The visual representation of this process shows how the unsorted portion of the array shrinks with each iteration, and how the largest elements move to their correct positions in sequence. However, the algorithm is generally inefficient due to the repeated comparisons and swaps, making it unsuitable for large datasets.
Explanation
- The algorithm repeatedly compares adjacent elements and swaps them if they are in the wrong order.
- As a result, the largest element gradually “bubbles up” to its correct position at the end of the array.
- After each iteration, the largest element among the unsorted portion is in its correct position, and the size of the unsorted portion reduces by one, while the sorted portion at the end grows by one.
- The process continues until the entire array is sorted.
Insertion Sort
void insertionSort (int arr[], int n) {
for (int i = 1; i < n; i++) {
int key = arr[i];
int j = i - 1;
while (j >= 0 && arr[j] > key) {
arr[j + 1] = arr[j];
j = j - 1;
}
arr[j + 1] = key;
}
}
Insertion Sort builds the sorted portion of the array one element at a time. It starts with the first element as the sorted portion and then takes the next unsorted element, inserting it into its correct position within the sorted portion. At each iteration, Insertion sort selects one element from the unsorted portion and places it in its correct position within the sorted portion. This process continues until all elements are sorted.
This involves shifting all larger elements to the right until the correct spot is found. The sorted portion expands gradually and elements are inserted into their correct positions. This process is particularly efficient for small or nearly sorted datasets, as the number of shifts required is less.
Explanation
- The algorithm iterates through the array, treating the first elements as sorted. It starts with the second element (index 1) which is considered the first “unsorted” element.
- Each unsorted element is compared with the elements in the sorted portion of the array.
- For each unsorted element of the current iteration, the algorithm “copies/shifts” elements larger than this element in the sorted portion to the right to make space for this new unsorted element.
- Starting from the last (rightmost) element of the sorted portion, the algorithm compares the current unsorted element with elements in the sorted portion moving from right to left.
- Elements are copied/shifted rightward until the correct position is found, and the unsorted element is then inserted into this position.
- As the process continues, the sorted portion grows, eventually sorting the entire array.
Selection Sort
void selectionSort (int arr[], int n) {
for (int i = 0; i < n; i++) {
int indexMin = i;
for (int j = i + 1; j < n; j++) {
if (arr[j] < arr[indexMin]) {
indexMin = j;
}
}
if (indexMin != i) {
swap (arr[indexMin], arr[i]);
}
}
}
Selection Sort works by repeatedly finding the smallest element from the unsorted portion of the array and placing it in the sorted section. As a result, the sorted portion grows from left to right.

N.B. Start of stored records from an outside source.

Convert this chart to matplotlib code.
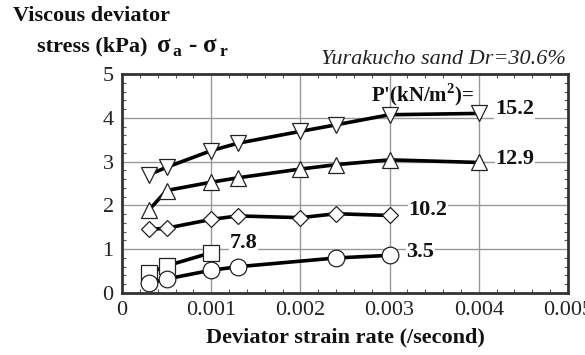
import numpy as np
import matplotlib
matplotlib.use('Agg')
import matplotlib.pyplot as plt
from matplotlib.ticker import MultipleLocator

# %% Data:

rate_152 = [0.0003, 0.0005, 0.001, 0.0013, 0.002, 0.0024, 0.003, 0.004]
stress_152 = [2.70, 2.87, 3.25, 3.42, 3.69, 3.84, 4.07, 4.10]

rate_129 = [0.0003, 0.0005, 0.001, 0.0013, 0.002, 0.0024, 0.003, 0.004]
stress_129 = [1.89, 2.34, 2.53, 2.63, 2.83, 2.93, 3.04, 2.98]

rate_102 = [0.0003, 0.0005, 0.001, 0.0013, 0.002, 0.0024, 0.003]
stress_102 = [1.45, 1.48, 1.68, 1.76, 1.72, 1.81, 1.77]

rate_78 = [0.0003, 0.0005, 0.001]
stress_78 = [0.45, 0.62, 0.92]

rate_35 = [0.0003, 0.0005, 0.001, 0.0013, 0.0024, 0.003]
stress_35 = [0.22, 0.32, 0.52, 0.60, 0.80, 0.86]

x_ticks = [0, 0.001, 0.002, 0.003, 0.004, 0.005]
x_tick_labels = ['0', '0.001', '0.002', '0.003', '0.004', '0.005']
y_ticks = [0, 1, 2, 3, 4, 5]

# %% Plot:

plt.rcParams['font.family'] = ['Liberation Serif', 'DejaVu Serif']
plt.rcParams['mathtext.fontset'] = 'custom'
plt.rcParams['mathtext.rm'] = 'Liberation Serif'
plt.rcParams['mathtext.bf'] = 'Liberation Serif:bold'

fig = plt.figure(figsize=(5.85, 3.55), dpi=100)
ax = fig.add_axes([122/585, 1 - 293/355, 446/585, 219/355])

series = [
    (rate_152, stress_152, 'v'),
    (rate_129, stress_129, '^'),
    (rate_102, stress_102, 'D'),
    (rate_78, stress_78, 's'),
    (rate_35, stress_35, 'o'),
]
sizes = {'v': 12, '^': 12, 'D': 8, 's': 11, 'o': 12}
for x, y, m in series:
    ax.plot(x, y, color='black', lw=2.6, marker=m, ms=sizes[m],
            mfc='white', mec='#222222', mew=0.9, zorder=3)

ax.set_xlim(0, 0.005)
ax.set_ylim(0, 5)
ax.set_xticks(x_ticks)
ax.set_xticklabels(x_tick_labels)
ax.set_yticks(y_ticks)
ax.xaxis.set_minor_locator(MultipleLocator(0.0002))
ax.yaxis.set_minor_locator(MultipleLocator(0.2))
ax.tick_params(which='both', direction='in', top=True, right=True,
               labelsize=16, color='#555555', labelcolor='#222222')
ax.tick_params(which='major', length=0, pad=6)
ax.tick_params(which='minor', length=3, width=0.8)
ax.grid(True, which='major', color='#999999', lw=1.0)
for sp in ax.spines.values():
    sp.set_linewidth(2.0)
    sp.set_color('#333333')

ax.set_xlabel('Deviator strain rate (/second)', fontsize=16,
              fontweight='bold', labelpad=5, color='#111111')

# curve labels
lab = dict(fontsize=16, fontweight='bold', va='center', color='#111111',
           bbox=dict(fc='white', ec='none', pad=0.5))
ax.text(0.00321, 1.89, '10.2', **lab)
ax.text(0.00319, 0.93, '3.5', **lab)
ax.text(0.00121, 1.14, '7.8', **lab)
ax.text(0.00418, 4.20, '15.2', **lab)
ax.text(0.00419, 3.05, '12.9', **lab)
ax.text(0.00337, 4.52, "P'(kN/m$^\\mathbf{2}$)=", fontsize=15,
        fontweight='bold', ha='center', va='center', color='#111111')

fig.text(566/585, 1 - 60/355, 'Yurakucho sand Dr=30.6%', fontsize=16,
         style='italic', color='#222222', ha='right', va='center')
fig.text(13/585, 1 - 16/355, 'Viscous deviator', fontsize=16,
         fontweight='bold', ha='left', va='center', color='#111111')
fig.text(37/585, 1 - 46/355, 'stress (kPa)', fontsize=16,
         fontweight='bold', ha='left', va='center', color='#111111')
fig.text(156/585, 1 - 47/355,
         '$\\mathbf{\\sigma}_{\\,\\mathbf{a}}$ - '
         '$\\mathbf{\\sigma}_{\\,\\mathbf{r}}$',
         fontsize=18, fontweight='bold', ha='left', va='center',
         color='#111111')

fig.savefig('out.png', dpi=100)
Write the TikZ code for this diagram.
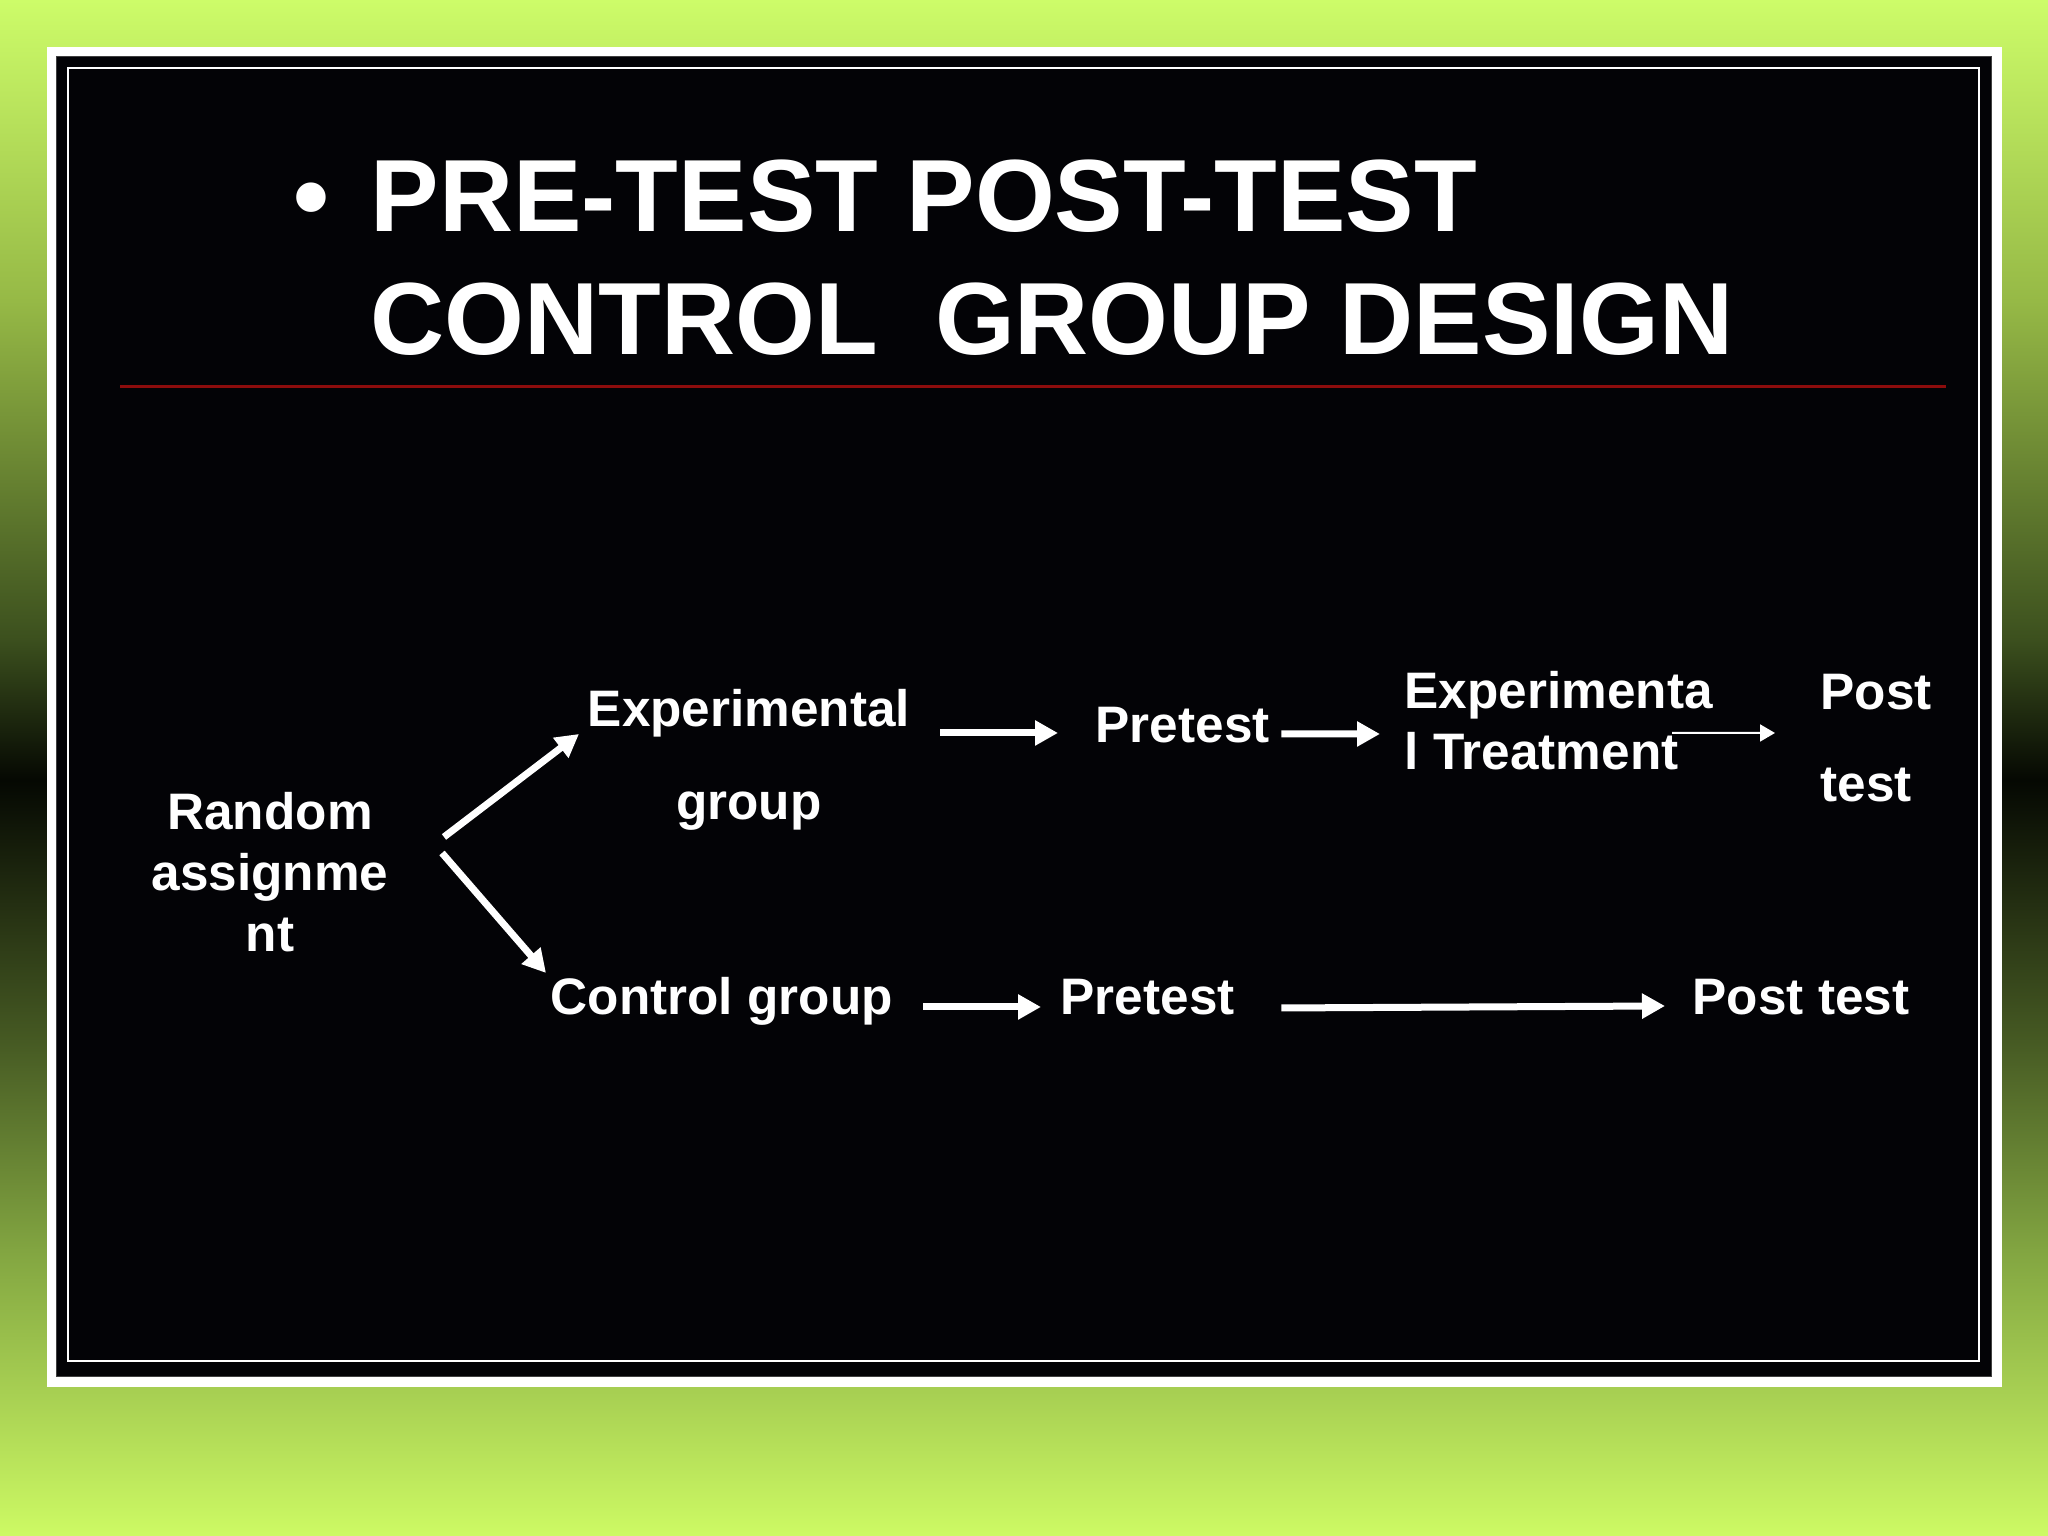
\documentclass[tikz,border=0pt]{standalone}
\usepackage{fontspec}
\setmainfont{Liberation Sans}
\usetikzlibrary{arrows.meta}

\definecolor{limetop}{RGB}{205,252,105}
\definecolor{olivetop}{RGB}{150,185,70}
\definecolor{darktop}{RGB}{60,80,30}
\definecolor{nearblack}{RGB}{5,8,2}
\definecolor{darkbot}{RGB}{70,90,35}
\definecolor{olivebot}{RGB}{130,165,65}
\definecolor{limebot}{RGB}{205,250,100}
\definecolor{slideblack}{RGB}{3,3,6}
\definecolor{slidered}{RGB}{140,12,12}

\pgfdeclareverticalshading{slidebg}{100bp}{color(0bp)=(limebot); color(25bp)=(limebot); color(34.3bp)=(olivebot); color(41.1bp)=(darkbot); color(49.6bp)=(nearblack); color(54.2bp)=(darktop); color(65.2bp)=(olivetop); color(75bp)=(limetop); color(100bp)=(limetop)}

\tikzset{
  txt/.style={text=white, inner sep=0pt, font=\bfseries\fontsize{14.6}{17.4}\selectfont},
  titletxt/.style={text=white, inner sep=0pt, font=\bfseries\fontsize{29.2}{35}\selectfont},
  fat/.style={draw=white, line width=0.07cm, -{Triangle[length=0.23cm,width=0.24cm]}},
  slimarrow/.style={draw=white, line width=0.02cm, -{Triangle[length=0.15cm,width=0.17cm]}}
}

\begin{document}
\begin{tikzpicture}
		%\draw [help lines] (0,0) grid (20,15);
		\useasboundingbox (0,0) rectangle (20.48,15.36);
		% Sfondo e cornice
		\shade [shading=slidebg] (0,0) rectangle (20.48,15.36);
		\fill [white] (0.467,1.493) rectangle (20.017,14.893);
		\fill [slideblack] (0.567,1.59) rectangle (19.917,14.793);
		\draw [gray!50!black, line width=0.01cm] (0.567,1.59) rectangle (19.917,14.793);
		\draw [white, line width=0.02cm] (0.68,1.75) rectangle (19.79,14.68);
		% Titolo (base = ultima riga)
		\node [titletxt, anchor=base] (bul) at (3.11,13.04) {\textbullet};
		\node [titletxt, align=left, anchor=base west] (title) at (3.70,11.81) {PRE-TEST POST-TEST\\CONTROL\ \ GROUP DESIGN};
		\draw [slidered, line width=0.03cm] (1.20,11.49) -- (19.46,11.49);
		% Gruppi
		\node [txt, align=center, anchor=base] (rand) at (2.70,5.84) {Random\\assignme\\nt};
		\node [txt, align=center, anchor=base] (expgrp) at (7.49,7.16) {Experimental\\[0.32cm]group};
		\node [txt, anchor=base west] (ctrl) at (5.50,5.21) {Control group};
		% Riga sperimentale
		\node [txt, anchor=base west] (pre1) at (10.95,7.93) {Pretest};
		\node [txt, align=left, anchor=base west] (treat) at (14.04,7.66) {Experimenta\\l Treatment};
		\node [txt, align=left, anchor=base west] (post1) at (18.20,7.34) {Post\\[0.31cm]test};
		% Riga di controllo
		\node [txt, anchor=base west] (pre2) at (10.60,5.21) {Pretest};
		\node [txt, anchor=base west] (post2) at (16.92,5.21) {Post test};
		% Frecce
		\draw [fat] ([shift={(1.74,1.15)}]rand.base) -- ([shift={(-1.70,0.86)}]expgrp.base);
		\draw [fat] ([shift={(1.72,0.99)}]rand.base) -- ([shift={(-0.04,0.42)}]ctrl.base west);
		\draw [fat] ([shift={(1.91,0.87)}]expgrp.base) -- ([shift={(-0.37,0.10)}]pre1.base west);
		\draw [fat] ([shift={(0.11,0.09)}]pre1.base east) -- ([shift={(-0.24,0.36)}]treat.base west);
		\draw [slimarrow] ([shift={(2.68,0.37)}]treat.base west) -- ([shift={(-0.45,0.69)}]post1.base west);
		\draw [fat] ([shift={(0.30,0.08)}]ctrl.base east) -- ([shift={(-0.19,0.08)}]pre2.base west);
		\draw [fat] ([shift={(0.46,0.07)}]pre2.base east) -- ([shift={(-0.27,0.09)}]post2.base west);
	\end{tikzpicture}
\end{document}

Selection Sort performs fewer swaps compared to Bubble Sort since it swaps only once per iteration — when the smallest element is placed in its correct position. However, it is still inefficient for large datasets due to the repeated scans of the unsorted portion. The visual representation helps in understanding how the smallest elements are selected and moved to their correct positions in each iteration.
Explanation
- The algorithm divides the array into a sorted portion on the left and an unsorted portion on the right.
- It iteratively selects the smallest element from the unsorted portion and places it in its correct position in the sorted portion.
- Once the smallest element is located, it is swapped with the current element in the unsorted portion. Thus, at each step, the smallest remaining element is moved to its correct position.
- The sorted portion of the array gradually grows from left to right, eventually sorting the entire array.
Note: Unlike Optimized Bubble Sort and Insertion Sort, Selection Sort is not adaptive, meaning it will perform the same number of comparisons regardless of the initial order of the elements.
By visualizing these algorithms, you can better appreciate their working.
While Bubble Sort, Insertion Sort, and Selection Sort are easy to understand, their O(n2) worst case time complexity makes them impractical for large datasets. For practical applications, more efficient algorithms like Merge Sort, Quick Sort, or Timsort should be used.